My wife, Ann, has recently gone back to school. There is a university in Idaho (Brigham Young University Idaho or BYUI) with an incredible distance learning program. It is designed for adults who wonder if maybe it is time to get their degree.
Ann started college when she was 19. She didn’t finish. Not having a degree has never been a clear problem for her. It probably never would be. That made it difficult for her to decide to go back. College is expensive. It is time consuming. It is much more difficult to go back as an adult. Why bother now?
Why invest in learning when you don’t seem to need it?
One reason: because we believe in being biased to learn. While learning is often practical you often can’t anticipate the practical uses of everything you learn.
One common student complaint has always irked me: when am I ever going to use this? It is so unimaginative and petulant that it’s hard to take seriously. I’ve recently seen an article where the author tries to disarm the questioner with the unexpected answer, ”you never are going to use this.” The author then emphasizes that you learn so that you can learn to learn. That approach to the question is imaginative. I think it gives up too much ground to the doubters.
Instead, we should borrow from a hackneyed sports aphorism: you miss 100 percent of the shots you don’t take. The coach shouting that at his player is trying to get them to forget their player stats for a minute and just take a shot. Throw the ball!
You might never ”use” the thing you’re learning right now. But I guarantee that you’ll never use 100 percent of the things you never learn. Learn nothing and be useless.

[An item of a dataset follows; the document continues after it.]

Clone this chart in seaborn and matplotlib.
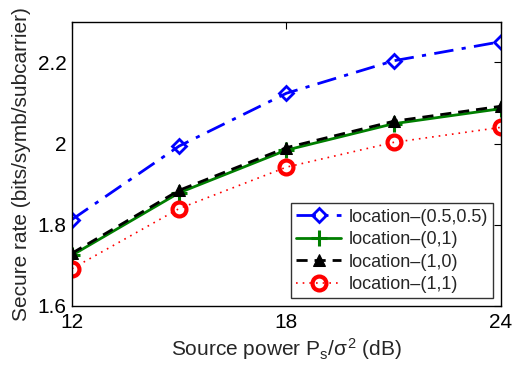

Many things you study in your life will seem to have no obvious use. But you can’t be creative without knowing a lot of seemingly useless stuff. As Steve Jobs is credited with saying, ”Creativity is just connecting things.” You can’t make connections as an ignoramus. You have to learn, experience, and notice things. Some of the most impactful discoverys were connections made across disciplines.
Ann is really early in the program. But already she has seen new uses for what she has learned. It has made her more effective at life, not simply prepared for an entirely new life. We never thought that going back to school would be the perfect preparation for serving this past week in the school. We didn’t weigh the cost of tuition saying, “boy, if you went back to school you would have more skills for red ribbon week.” And yet the skills she has acquired in class have been directly helpful this week.
Of course, college isn’t the only place to learn. And you have to keep learning whether or not you’ve gone to college.
If you’re afraid that learning something will be a waste of time, you are likely limiting yourself. That’s only a respectable objection if you are going to use that learning time on something more valuable, like delivering results, or learning something better, or taking your child to the zoo.